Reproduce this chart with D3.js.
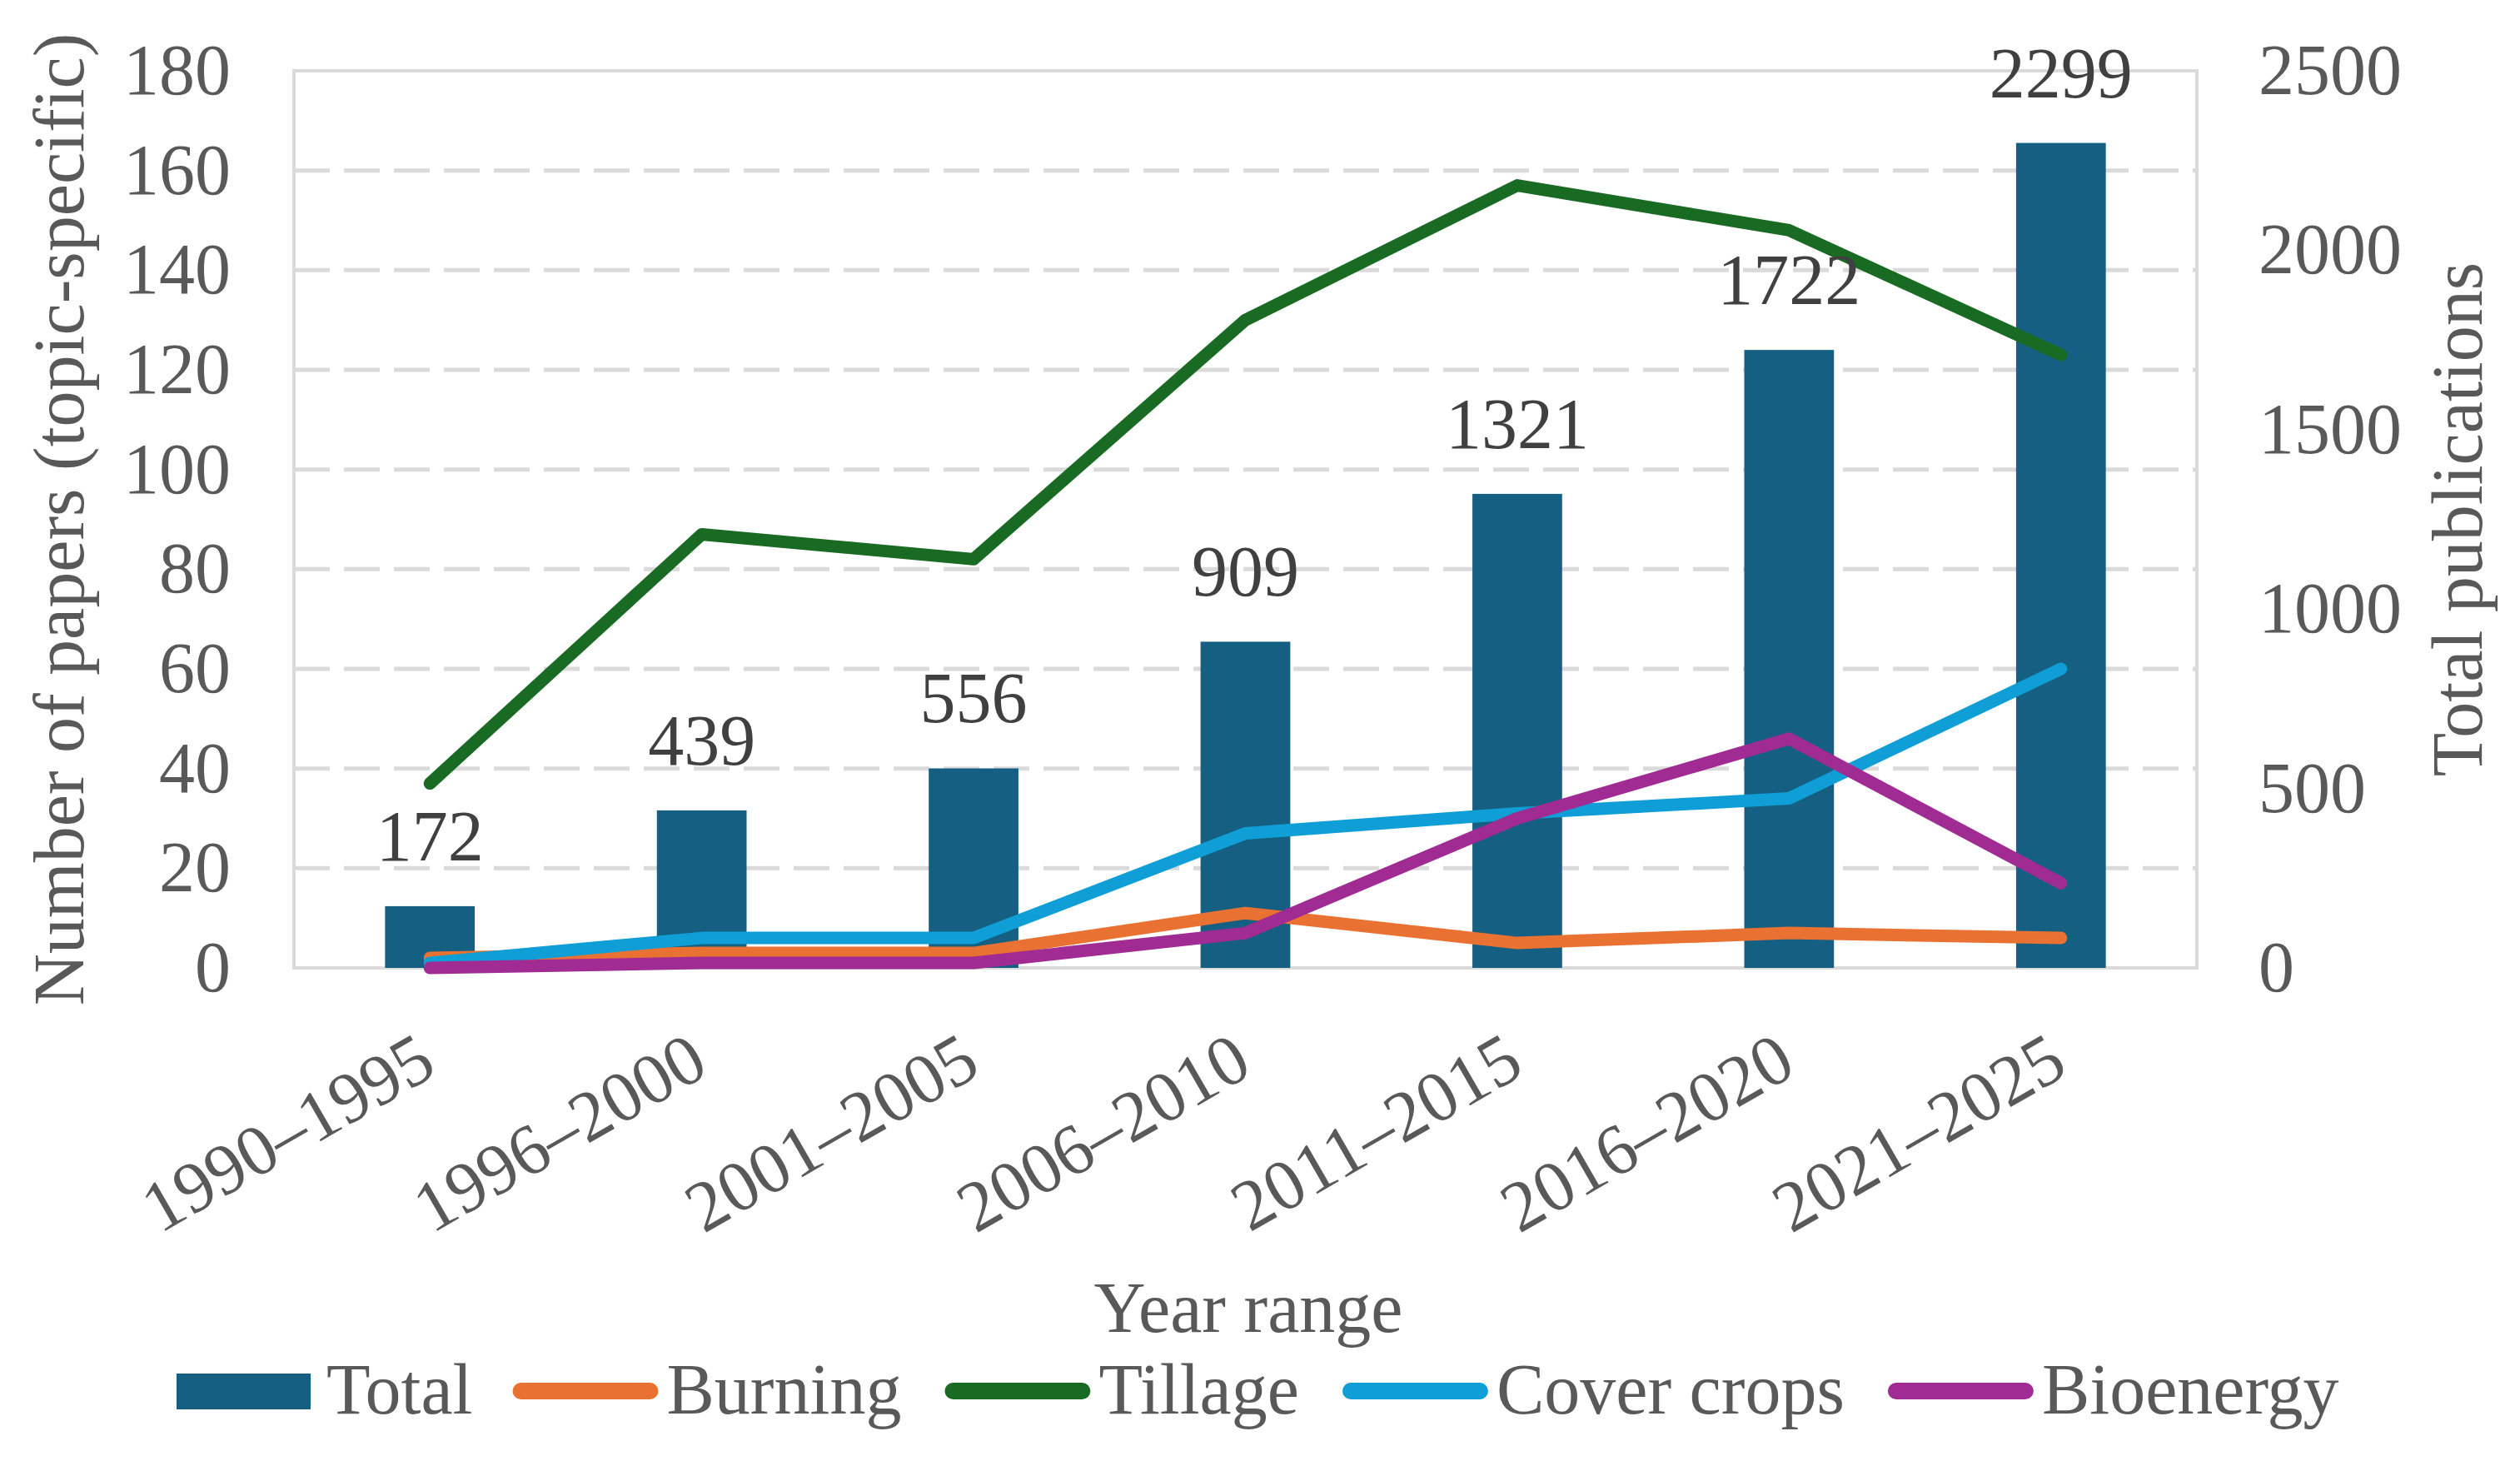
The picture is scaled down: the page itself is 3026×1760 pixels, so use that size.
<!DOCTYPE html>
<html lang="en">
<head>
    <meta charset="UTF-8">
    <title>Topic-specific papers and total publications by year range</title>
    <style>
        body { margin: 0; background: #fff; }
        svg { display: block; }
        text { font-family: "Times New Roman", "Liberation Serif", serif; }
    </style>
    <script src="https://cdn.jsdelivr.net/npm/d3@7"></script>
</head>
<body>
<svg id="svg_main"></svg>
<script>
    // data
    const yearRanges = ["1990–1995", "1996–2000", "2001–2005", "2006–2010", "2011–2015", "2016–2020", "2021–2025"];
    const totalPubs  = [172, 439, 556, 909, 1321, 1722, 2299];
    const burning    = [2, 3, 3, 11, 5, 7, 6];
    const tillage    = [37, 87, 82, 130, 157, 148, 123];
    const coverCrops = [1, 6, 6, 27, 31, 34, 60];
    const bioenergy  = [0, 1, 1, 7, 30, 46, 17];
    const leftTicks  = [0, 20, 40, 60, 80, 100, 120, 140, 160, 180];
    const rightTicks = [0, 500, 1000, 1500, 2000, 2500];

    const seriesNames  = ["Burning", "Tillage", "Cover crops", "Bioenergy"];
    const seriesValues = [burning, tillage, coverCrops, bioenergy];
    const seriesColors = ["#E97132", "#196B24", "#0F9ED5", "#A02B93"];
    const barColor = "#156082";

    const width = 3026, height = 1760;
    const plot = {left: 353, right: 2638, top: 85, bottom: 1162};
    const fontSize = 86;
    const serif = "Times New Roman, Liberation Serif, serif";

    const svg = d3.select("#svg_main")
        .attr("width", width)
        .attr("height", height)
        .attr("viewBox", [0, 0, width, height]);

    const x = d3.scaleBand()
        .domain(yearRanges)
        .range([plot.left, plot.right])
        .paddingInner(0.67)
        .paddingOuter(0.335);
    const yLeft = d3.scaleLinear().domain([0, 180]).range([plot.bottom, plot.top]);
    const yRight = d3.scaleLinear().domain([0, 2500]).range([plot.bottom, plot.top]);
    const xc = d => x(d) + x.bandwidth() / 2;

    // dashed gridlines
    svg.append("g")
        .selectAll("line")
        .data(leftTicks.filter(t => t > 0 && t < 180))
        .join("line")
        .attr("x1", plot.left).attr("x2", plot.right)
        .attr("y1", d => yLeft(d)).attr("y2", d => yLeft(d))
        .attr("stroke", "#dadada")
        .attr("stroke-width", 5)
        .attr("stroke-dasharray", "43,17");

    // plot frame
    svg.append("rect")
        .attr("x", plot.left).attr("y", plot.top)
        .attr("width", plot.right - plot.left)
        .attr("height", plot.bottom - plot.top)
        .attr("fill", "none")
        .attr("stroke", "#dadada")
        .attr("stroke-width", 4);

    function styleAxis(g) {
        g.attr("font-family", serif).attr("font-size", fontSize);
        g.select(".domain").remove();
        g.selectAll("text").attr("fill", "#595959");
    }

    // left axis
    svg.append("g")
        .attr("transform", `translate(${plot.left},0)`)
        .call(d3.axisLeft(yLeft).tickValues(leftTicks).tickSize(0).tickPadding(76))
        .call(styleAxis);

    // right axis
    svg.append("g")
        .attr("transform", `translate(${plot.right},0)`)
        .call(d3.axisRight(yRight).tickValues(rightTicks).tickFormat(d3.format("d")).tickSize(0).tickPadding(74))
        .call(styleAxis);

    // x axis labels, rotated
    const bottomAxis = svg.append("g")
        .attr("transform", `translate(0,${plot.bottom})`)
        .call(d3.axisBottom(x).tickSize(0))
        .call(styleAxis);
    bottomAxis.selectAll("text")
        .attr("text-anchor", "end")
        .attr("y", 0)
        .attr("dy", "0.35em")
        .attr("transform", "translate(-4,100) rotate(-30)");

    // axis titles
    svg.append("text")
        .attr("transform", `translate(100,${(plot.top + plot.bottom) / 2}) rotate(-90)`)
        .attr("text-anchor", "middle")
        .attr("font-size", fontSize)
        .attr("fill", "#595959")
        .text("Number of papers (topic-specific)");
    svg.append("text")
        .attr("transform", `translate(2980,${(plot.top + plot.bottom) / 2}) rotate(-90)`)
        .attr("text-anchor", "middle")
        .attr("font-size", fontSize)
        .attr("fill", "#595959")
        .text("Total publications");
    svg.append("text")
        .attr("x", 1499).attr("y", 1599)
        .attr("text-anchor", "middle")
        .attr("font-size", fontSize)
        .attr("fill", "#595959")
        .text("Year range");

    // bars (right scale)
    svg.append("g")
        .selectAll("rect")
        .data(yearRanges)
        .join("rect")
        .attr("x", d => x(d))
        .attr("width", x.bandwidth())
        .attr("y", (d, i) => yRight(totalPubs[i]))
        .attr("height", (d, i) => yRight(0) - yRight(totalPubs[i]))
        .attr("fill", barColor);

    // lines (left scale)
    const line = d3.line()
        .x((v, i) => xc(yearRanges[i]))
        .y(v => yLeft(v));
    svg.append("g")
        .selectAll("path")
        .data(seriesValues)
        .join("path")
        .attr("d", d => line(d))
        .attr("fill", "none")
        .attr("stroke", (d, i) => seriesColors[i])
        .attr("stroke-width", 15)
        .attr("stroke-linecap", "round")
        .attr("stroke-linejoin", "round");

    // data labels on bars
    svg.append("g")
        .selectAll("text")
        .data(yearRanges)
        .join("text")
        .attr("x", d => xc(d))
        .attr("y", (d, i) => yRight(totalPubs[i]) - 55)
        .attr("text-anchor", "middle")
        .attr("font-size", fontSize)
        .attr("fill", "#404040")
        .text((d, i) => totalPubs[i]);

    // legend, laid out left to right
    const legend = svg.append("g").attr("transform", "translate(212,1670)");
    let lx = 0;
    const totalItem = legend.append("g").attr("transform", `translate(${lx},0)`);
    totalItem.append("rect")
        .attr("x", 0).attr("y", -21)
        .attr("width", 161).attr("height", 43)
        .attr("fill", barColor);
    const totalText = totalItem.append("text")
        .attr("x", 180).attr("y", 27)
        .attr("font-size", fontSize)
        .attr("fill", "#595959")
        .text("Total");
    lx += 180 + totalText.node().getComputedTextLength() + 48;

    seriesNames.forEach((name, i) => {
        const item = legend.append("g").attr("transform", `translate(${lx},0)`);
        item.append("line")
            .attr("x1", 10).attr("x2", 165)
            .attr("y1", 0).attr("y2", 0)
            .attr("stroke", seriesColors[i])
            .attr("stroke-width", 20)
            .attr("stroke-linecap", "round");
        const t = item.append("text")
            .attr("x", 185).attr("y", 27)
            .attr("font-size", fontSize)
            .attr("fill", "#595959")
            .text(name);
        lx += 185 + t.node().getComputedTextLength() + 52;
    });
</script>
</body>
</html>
============
■ To be done
Please transcribe the material above exactly as written. Leave the pictures out.

■ Task solution
Reproduce this chart with D3.js.
The picture is scaled down: the page itself is 3026×1760 pixels, so use that size.
<!DOCTYPE html>
<html lang="en">
<head>
    <meta charset="UTF-8">
    <title>Topic-specific papers and total publications by year range</title>
    <style>
        body { margin: 0; background: #fff; }
        svg { display: block; }
        text { font-family: "Times New Roman", "Liberation Serif", serif; }
    </style>
    <script src="https://cdn.jsdelivr.net/npm/d3@7"></script>
</head>
<body>
<svg id="svg_main"></svg>
<script>
    // data
    const yearRanges = ["1990–1995", "1996–2000", "2001–2005", "2006–2010", "2011–2015", "2016–2020", "2021–2025"];
    const totalPubs  = [172, 439, 556, 909, 1321, 1722, 2299];
    const burning    = [2, 3, 3, 11, 5, 7, 6];
    const tillage    = [37, 87, 82, 130, 157, 148, 123];
    const coverCrops = [1, 6, 6, 27, 31, 34, 60];
    const bioenergy  = [0, 1, 1, 7, 30, 46, 17];
    const leftTicks  = [0, 20, 40, 60, 80, 100, 120, 140, 160, 180];
    const rightTicks = [0, 500, 1000, 1500, 2000, 2500];

    const seriesNames  = ["Burning", "Tillage", "Cover crops", "Bioenergy"];
    const seriesValues = [burning, tillage, coverCrops, bioenergy];
    const seriesColors = ["#E97132", "#196B24", "#0F9ED5", "#A02B93"];
    const barColor = "#156082";

    const width = 3026, height = 1760;
    const plot = {left: 353, right: 2638, top: 85, bottom: 1162};
    const fontSize = 86;
    const serif = "Times New Roman, Liberation Serif, serif";

    const svg = d3.select("#svg_main")
        .attr("width", width)
        .attr("height", height)
        .attr("viewBox", [0, 0, width, height]);

    const x = d3.scaleBand()
        .domain(yearRanges)
        .range([plot.left, plot.right])
        .paddingInner(0.67)
        .paddingOuter(0.335);
    const yLeft = d3.scaleLinear().domain([0, 180]).range([plot.bottom, plot.top]);
    const yRight = d3.scaleLinear().domain([0, 2500]).range([plot.bottom, plot.top]);
    const xc = d => x(d) + x.bandwidth() / 2;

    // dashed gridlines
    svg.append("g")
        .selectAll("line")
        .data(leftTicks.filter(t => t > 0 && t < 180))
        .join("line")
        .attr("x1", plot.left).attr("x2", plot.right)
        .attr("y1", d => yLeft(d)).attr("y2", d => yLeft(d))
        .attr("stroke", "#dadada")
        .attr("stroke-width", 5)
        .attr("stroke-dasharray", "43,17");

    // plot frame
    svg.append("rect")
        .attr("x", plot.left).attr("y", plot.top)
        .attr("width", plot.right - plot.left)
        .attr("height", plot.bottom - plot.top)
        .attr("fill", "none")
        .attr("stroke", "#dadada")
        .attr("stroke-width", 4);

    function styleAxis(g) {
        g.attr("font-family", serif).attr("font-size", fontSize);
        g.select(".domain").remove();
        g.selectAll("text").attr("fill", "#595959");
    }

    // left axis
    svg.append("g")
        .attr("transform", `translate(${plot.left},0)`)
        .call(d3.axisLeft(yLeft).tickValues(leftTicks).tickSize(0).tickPadding(76))
        .call(styleAxis);

    // right axis
    svg.append("g")
        .attr("transform", `translate(${plot.right},0)`)
        .call(d3.axisRight(yRight).tickValues(rightTicks).tickFormat(d3.format("d")).tickSize(0).tickPadding(74))
        .call(styleAxis);

    // x axis labels, rotated
    const bottomAxis = svg.append("g")
        .attr("transform", `translate(0,${plot.bottom})`)
        .call(d3.axisBottom(x).tickSize(0))
        .call(styleAxis);
    bottomAxis.selectAll("text")
        .attr("text-anchor", "end")
        .attr("y", 0)
        .attr("dy", "0.35em")
        .attr("transform", "translate(-4,100) rotate(-30)");

    // axis titles
    svg.append("text")
        .attr("transform", `translate(100,${(plot.top + plot.bottom) / 2}) rotate(-90)`)
        .attr("text-anchor", "middle")
        .attr("font-size", fontSize)
        .attr("fill", "#595959")
        .text("Number of papers (topic-specific)");
    svg.append("text")
        .attr("transform", `translate(2980,${(plot.top + plot.bottom) / 2}) rotate(-90)`)
        .attr("text-anchor", "middle")
        .attr("font-size", fontSize)
        .attr("fill", "#595959")
        .text("Total publications");
    svg.append("text")
        .attr("x", 1499).attr("y", 1599)
        .attr("text-anchor", "middle")
        .attr("font-size", fontSize)
        .attr("fill", "#595959")
        .text("Year range");

    // bars (right scale)
    svg.append("g")
        .selectAll("rect")
        .data(yearRanges)
        .join("rect")
        .attr("x", d => x(d))
        .attr("width", x.bandwidth())
        .attr("y", (d, i) => yRight(totalPubs[i]))
        .attr("height", (d, i) => yRight(0) - yRight(totalPubs[i]))
        .attr("fill", barColor);

    // lines (left scale)
    const line = d3.line()
        .x((v, i) => xc(yearRanges[i]))
        .y(v => yLeft(v));
    svg.append("g")
        .selectAll("path")
        .data(seriesValues)
        .join("path")
        .attr("d", d => line(d))
        .attr("fill", "none")
        .attr("stroke", (d, i) => seriesColors[i])
        .attr("stroke-width", 15)
        .attr("stroke-linecap", "round")
        .attr("stroke-linejoin", "round");

    // data labels on bars
    svg.append("g")
        .selectAll("text")
        .data(yearRanges)
        .join("text")
        .attr("x", d => xc(d))
        .attr("y", (d, i) => yRight(totalPubs[i]) - 55)
        .attr("text-anchor", "middle")
        .attr("font-size", fontSize)
        .attr("fill", "#404040")
        .text((d, i) => totalPubs[i]);

    // legend, laid out left to right
    const legend = svg.append("g").attr("transform", "translate(212,1670)");
    let lx = 0;
    const totalItem = legend.append("g").attr("transform", `translate(${lx},0)`);
    totalItem.append("rect")
        .attr("x", 0).attr("y", -21)
        .attr("width", 161).attr("height", 43)
        .attr("fill", barColor);
    const totalText = totalItem.append("text")
        .attr("x", 180).attr("y", 27)
        .attr("font-size", fontSize)
        .attr("fill", "#595959")
        .text("Total");
    lx += 180 + totalText.node().getComputedTextLength() + 48;

    seriesNames.forEach((name, i) => {
        const item = legend.append("g").attr("transform", `translate(${lx},0)`);
        item.append("line")
            .attr("x1", 10).attr("x2", 165)
            .attr("y1", 0).attr("y2", 0)
            .attr("stroke", seriesColors[i])
            .attr("stroke-width", 20)
            .attr("stroke-linecap", "round");
        const t = item.append("text")
            .attr("x", 185).attr("y", 27)
            .attr("font-size", fontSize)
            .attr("fill", "#595959")
            .text(name);
        lx += 185 + t.node().getComputedTextLength() + 52;
    });
</script>
</body>
</html>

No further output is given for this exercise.